Gaming engines and what we call XR tech – AR, VR and MR – these 3 palettes are going to create all the new age computing mechanisms. We’re not going to have screens in a few years. Screens are going to be extended into our reality. Setting foot into the future early has always been the case for my interest in technology. And gaming is always at the forefront of the future because that’s the area where everything we that flows into mainstream tech is tested first. For example, way before Skype was launched, it was a chat application inside games. Even 5G. The bandwidth test happens in games because they need to support high end hardware, performance and graphics to make sure it withstands the demands of the gaming world to perform well in the real world.
Startup vs. MNC: Which would you pick and what’s the culture at Unity like?

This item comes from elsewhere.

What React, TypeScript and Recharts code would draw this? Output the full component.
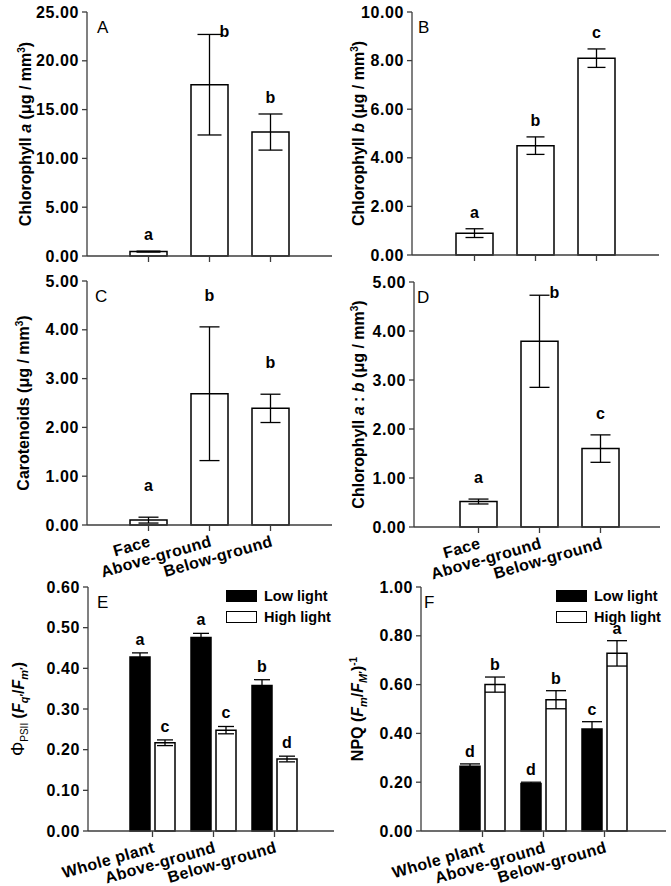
import { BarChart, Bar, XAxis, YAxis, ErrorBar, LabelList, Legend } from "recharts";

const FONT = '"Liberation Sans", Arial, Helvetica, sans-serif';
const FRAME = "#3c3c3c";

const tissues = ["Face", "Above-ground", "Below-ground"];
const plantParts = ["Whole plant", "Above-ground", "Below-ground"];
const lightLevels = ["Low light", "High light"];

// A - chlorophyll a
const chlA = [0.45, 17.55, 12.7];
const chlAErr = [0.05, 5.15, 1.85];
const chlALetters = ["a", "b", "b"];
const chlATicks = [0, 5, 10, 15, 20, 25];

// B - chlorophyll b
const chlB = [0.9, 4.5, 8.1];
const chlBErr = [0.18, 0.36, 0.38];
const chlBLetters = ["a", "b", "c"];
const chlBTicks = [0, 2, 4, 6, 8, 10];

// C - carotenoids
const carot = [0.1, 2.69, 2.39];
const carotErr = [0.06, 1.37, 0.29];
const carotLetters = ["a", "b", "b"];
const carotTicks = [0, 1, 2, 3, 4, 5];

// D - chl a:b
const ratio = [0.52, 3.79, 1.6];
const ratioErr = [0.05, 0.94, 0.28];
const ratioLetters = ["a", "b", "c"];
const ratioTicks = [0, 1, 2, 3, 4, 5];

// E - PSII efficiency
const psiiLow = [0.428, 0.476, 0.358];
const psiiLowErr = [0.01, 0.01, 0.014];
const psiiLowLetters = ["a", "a", "b"];
const psiiHigh = [0.217, 0.248, 0.177];
const psiiHighErr = [0.007, 0.009, 0.007];
const psiiHighLetters = ["c", "c", "d"];
const psiiTicks = [0, 0.1, 0.2, 0.3, 0.4, 0.5, 0.6];

// F - NPQ
const npqLow = [0.265, 0.195, 0.418];
const npqLowErr = [0.01, 0.005, 0.03];
const npqLowLetters = ["d", "d", "c"];
const npqHigh = [0.6, 0.538, 0.728];
const npqHighErr = [0.031, 0.037, 0.052];
const npqHighLetters = ["b", "b", "a"];
const npqTicks = [0, 0.2, 0.4, 0.6, 0.8, 1];

const single = (names, v, e, l) => names.map((name, i) => ({ name, v: v[i], e: e[i], l: l[i] }));
const paired = (names, lo, loE, loL, hi, hiE, hiL) =>
  names.map((name, i) => ({
    name,
    low: lo[i], lowE: loE[i], lowL: loL[i],
    high: hi[i], highE: hiE[i], highL: hiL[i],
  }));

const rowsA = single(tissues, chlA, chlAErr, chlALetters);
const rowsB = single(tissues, chlB, chlBErr, chlBLetters);
const rowsC = single(tissues, carot, carotErr, carotLetters);
const rowsD = single(tissues, ratio, ratioErr, ratioLetters);
const rowsE = paired(plantParts, psiiLow, psiiLowErr, psiiLowLetters, psiiHigh, psiiHighErr, psiiHighLetters);
const rowsF = paired(plantParts, npqLow, npqLowErr, npqLowLetters, npqHigh, npqHighErr, npqHighLetters);

const singleSeries = [{ key: "v", err: "e", letter: "l", fill: "#fff" }];
const pairSeries = [
  { key: "low", err: "lowE", letter: "lowL", fill: "#000" },
  { key: "high", err: "highE", letter: "highL", fill: "#fff" },
];

const NoTick = () => <g />;

const SlantTick = ({ x, y, payload }) => {
  const tx = x + 3;
  const ty = y + 13;
  return (
    <text
      x={tx}
      y={ty}
      transform={`rotate(-16 ${tx} ${ty})`}
      textAnchor="end"
      fontFamily={FONT}
      fontWeight="bold"
      fontSize={16}
      letterSpacing={0.4}
      fill="#000"
    >
      {payload.value}
    </text>
  );
};

const YTick = ({ x, y, payload }) => (
  <text
    x={x}
    y={y}
    dy={5.5}
    textAnchor="end"
    fontFamily={FONT}
    fontWeight="bold"
    fontSize={16}
    letterSpacing={0.6}
    fill="#000"
  >
    {Number(payload.value).toFixed(2)}
  </text>
);

// y title (rotated) plus the panel letter in the plot's top-left corner
function YTitle({ viewBox, titleCenter, titleParts, tagText, tagOffset }) {
  const cy = viewBox.y + viewBox.height / 2;
  const bx = titleCenter + 5.5;
  const plotLeft = viewBox.x + viewBox.width;
  return (
    <g>
      <text
        x={bx}
        y={cy}
        transform={`rotate(-90 ${bx} ${cy})`}
        textAnchor="middle"
        fontFamily={FONT}
        fontWeight="bold"
        fontSize={16}
        fill="#000"
      >
        {titleParts}
      </text>
      <text x={plotLeft + tagOffset} y={viewBox.y + 21} fontFamily={FONT} fontSize={17} fill="#000">
        {tagText}
      </text>
    </g>
  );
}

function LightLegend() {
  return (
    <div style={{ fontFamily: FONT, fontWeight: "bold", fontSize: 14.5, whiteSpace: "nowrap" }}>
      {lightLevels.map((name, i) => (
        <div key={name} style={{ display: "flex", alignItems: "center", height: 20.5 }}>
          <span
            style={{
              display: "inline-block",
              width: 31,
              height: 12,
              boxSizing: "border-box",
              border: "1.3px solid #000",
              background: i === 0 ? "#000" : "#fff",
              marginRight: 7,
            }}
          />
          <span>{name}</span>
        </div>
      ))}
    </div>
  );
}

// letter above the error bar; pushed beside the cap when it would hit the frame
const letterContent = (rows, s, gap, plotTop) => (p) => {
  const vb = p.viewBox || p;
  const r = rows[p.index];
  if (!r) return null;
  const pxPer = vb.height / r[s.key];
  const errTop = vb.y - r[s.err] * pxPer;
  const cx = vb.x + vb.width / 2;
  let tx = cx;
  let ty = errTop - gap;
  if (ty - 12 < plotTop + 3) {
    tx = cx + 15;
    ty = errTop + 3;
  }
  return (
    <text x={tx} y={ty} textAnchor="middle" fontFamily={FONT} fontWeight="bold" fontSize={16} fill="#000">
      {r[s.letter]}
    </text>
  );
};

function Panel({ box, plot, pad, rows, series, ticks, title, titleX, tag, tagDx, gap, slanted, barSize, capW, legendLeft }) {
  const yW = plot.left - box.left - 7;
  const mTop = plot.top - box.top;
  const mRight = box.left + box.width - plot.right;
  const xH = box.top + box.height - plot.bottom;
  const line = { stroke: FRAME, strokeWidth: 1.3 };
  return (
    <div style={{ position: "absolute", left: box.left, top: box.top }}>
      <BarChart
        width={box.width}
        height={box.height}
        data={rows}
        margin={{ top: mTop, right: mRight, bottom: 0, left: 7 }}
        barGap={5}
      >
        <XAxis
          dataKey="name"
          height={xH}
          padding={pad}
          tickSize={6}
          tickLine={line}
          axisLine={line}
          tick={slanted ? SlantTick : NoTick}
          interval={0}
        />
        <XAxis
          xAxisId="top"
          orientation="top"
          dataKey="name"
          height={0}
          tick={false}
          tickLine={false}
          axisLine={line}
        />
        <YAxis
          type="number"
          domain={[0, ticks[ticks.length - 1]]}
          ticks={ticks}
          width={yW}
          tickSize={5}
          tickMargin={3}
          tick={YTick}
          tickLine={line}
          axisLine={line}
          label={<YTitle titleCenter={titleX} titleParts={title} tagText={tag} tagOffset={tagDx} />}
        />
        <YAxis
          yAxisId="r"
          orientation="right"
          width={0}
          domain={[0, 1]}
          tick={false}
          tickLine={false}
          axisLine={line}
        />
        {legendLeft != null && (
          <Legend
            layout="vertical"
            align="center"
            verticalAlign="middle"
            content={LightLegend}
            wrapperStyle={{ left: legendLeft, top: 12, width: "auto", margin: 0 }}
          />
        )}
        {series.map((s) => (
          <Bar
            key={s.key}
            dataKey={s.key}
            fill={s.fill}
            stroke="#000"
            strokeWidth={1.5}
            barSize={barSize}
            isAnimationActive={false}
          >
            <ErrorBar dataKey={s.err} width={capW} stroke="#000" strokeWidth={1.3} />
            <LabelList dataKey={s.letter} content={letterContent(rows, s, gap, mTop)} />
          </Bar>
        ))}
      </BarChart>
    </div>
  );
}

const sup3 = (
  <>
    <tspan dy={-6} fontSize={10}>3</tspan>
    <tspan dy={6}>)</tspan>
  </>
);

export default function App() {
  return (
    <div style={{ position: "absolute", left: 0, top: 0, width: 671, height: 886, background: "#fff" }}>
      <Panel
        box={{ left: 0, top: 0, width: 340, height: 268 }}
        plot={{ left: 87, right: 332, top: 12, bottom: 256 }}
        pad={{ left: 31, right: 31 }}
        rows={rowsA}
        series={singleSeries}
        ticks={chlATicks}
        titleX={25}
        title={
          <>
            <tspan>Chlorophyll </tspan>
            <tspan fontStyle="italic">a</tspan>
            <tspan>  (μg / mm</tspan>
            {sup3}
          </>
        }
        tag="A"
        tagDx={10}
        gap={11}
        barSize={37}
        capW={12}
      />
      <Panel
        box={{ left: 335, top: 0, width: 336, height: 268 }}
        plot={{ left: 412, right: 659, top: 12, bottom: 255 }}
        pad={{ left: 32, right: 32 }}
        rows={rowsB}
        series={singleSeries}
        ticks={chlBTicks}
        titleX={23}
        title={
          <>
            <tspan>Chlorophyll </tspan>
            <tspan fontStyle="italic">b</tspan>
            <tspan> (μg / mm</tspan>
            {sup3}
          </>
        }
        tag="B"
        tagDx={6}
        gap={11}
        barSize={37}
        capW={9}
      />
      <Panel
        box={{ left: 0, top: 268, width: 340, height: 312 }}
        plot={{ left: 87, right: 332, top: 281, bottom: 525 }}
        pad={{ left: 31, right: 31 }}
        rows={rowsC}
        series={singleSeries}
        ticks={carotTicks}
        titleX={23}
        title={
          <>
            <tspan>Carotenoids (μg / mm</tspan>
            {sup3}
          </>
        }
        tag="C"
        tagDx={8}
        gap={26}
        slanted
        barSize={37}
        capW={10}
      />
      <Panel
        box={{ left: 335, top: 268, width: 336, height: 312 }}
        plot={{ left: 414, right: 660, top: 282, bottom: 527 }}
        pad={{ left: 34, right: 29 }}
        rows={rowsD}
        series={singleSeries}
        ticks={ratioTicks}
        titleX={23}
        title={
          <>
            <tspan>Chlorophyll </tspan>
            <tspan fontStyle="italic">a</tspan>
            <tspan> : </tspan>
            <tspan fontStyle="italic">b</tspan>
            <tspan> (μg / mm</tspan>
            {sup3}
          </>
        }
        tag="D"
        tagDx={3}
        gap={16}
        slanted
        barSize={37}
        capW={10}
      />
      <Panel
        box={{ left: 0, top: 574, width: 340, height: 312 }}
        plot={{ left: 88, right: 334, top: 587, bottom: 831 }}
        pad={{ left: 34, right: 29 }}
        rows={rowsE}
        series={pairSeries}
        ticks={psiiTicks}
        titleX={18}
        title={
          <>
            <tspan fontWeight="normal" fontSize={18}>Φ</tspan>
            <tspan fontWeight="normal" fontSize={10} dy={4}>PSII</tspan>
            <tspan dy={-4}> (</tspan>
            <tspan fontStyle="italic">F</tspan>
            <tspan fontStyle="italic" fontSize={11} dy={4}>q</tspan>
            <tspan fontSize={11}>′</tspan>
            <tspan dy={-4}>/</tspan>
            <tspan fontStyle="italic">F</tspan>
            <tspan fontStyle="italic" fontSize={11} dy={4}>m</tspan>
            <tspan fontSize={11}>′</tspan>
            <tspan dy={-4}>)</tspan>
          </>
        }
        tag="E"
        tagDx={9}
        gap={8}
        slanted
        barSize={20}
        capW={8}
        legendLeft={226}
      />
      <Panel
        box={{ left: 335, top: 574, width: 336, height: 312 }}
        plot={{ left: 421, right: 666, top: 587, bottom: 831 }}
        pad={{ left: 31, right: 31 }}
        rows={rowsF}
        series={pairSeries}
        ticks={npqTicks}
        titleX={22}
        title={
          <>
            <tspan>NPQ (</tspan>
            <tspan fontStyle="italic">F</tspan>
            <tspan fontStyle="italic" fontSize={11} dy={4}>m</tspan>
            <tspan dy={-4}>/</tspan>
            <tspan fontStyle="italic">F</tspan>
            <tspan fontStyle="italic" fontSize={11} dy={4}>M</tspan>
            <tspan fontSize={11}>′</tspan>
            <tspan dy={-4}>)</tspan>
            <tspan fontSize={10} dy={-6}>-1</tspan>
          </>
        }
        tag="F"
        tagDx={3}
        gap={7}
        slanted
        barSize={20}
        capW={10}
        legendLeft={221}
      />
    </div>
  );
}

Unity isn’t exactly a startup though it’s a small company with just 3.5K employees. But if you look at the tech that we build here and the culture, it is pretty much like a startup than an MNC. I have so far loved the startup culture and at Unity it’s the next level, mature version of that.
I love working at Unity because it’s so damn flat that I can even talk to the CEO. At the Copenhagen Hack Week, I saw the CTO at a party and I went and said hi. He talked to me for 10 minutes and welcomed me to the company. I can’t find this kind of a vibe in other companies. I think I’m going to be here for a long time.
Where is the Indian tech industry in the kind of work you do?
A lot of companies are already working in AR/VR. And this is powered by gaming engines to do realtime rendering. What we saw in movies like Minority Report years ago, perhaps is becoming real today. 5 years from now, 30% of all tech advancements are going to be built with realtime rendering.
What have you learnt besides tech, that you can pass on to others?
Maybe a few rules of thumb I always stuck to, will help:
- Always get your hands dirty. No point in being in the passenger seat and directing short cuts.
- If you’re doing something, do it in the best way possible.
- If you don’t experiment and do different things, even the things that don’t look too exciting right now, you will stagnate.
- Completely immerse yourself in your passions, but you should also be as passionate about life as you are about work. So while I am a tech nut and seem to be working all the time, I do my best to spend time with my family. At home we joke that Unity is my second wife, approved by my real wife.
That’s the story of Sharatchandra Aithal the guy who wears many different hats and performs well in all without fatigue. Maybe when you pursue your passion and are so completely in love with what you do, you will always be ready to go do big things and nothing can stop you.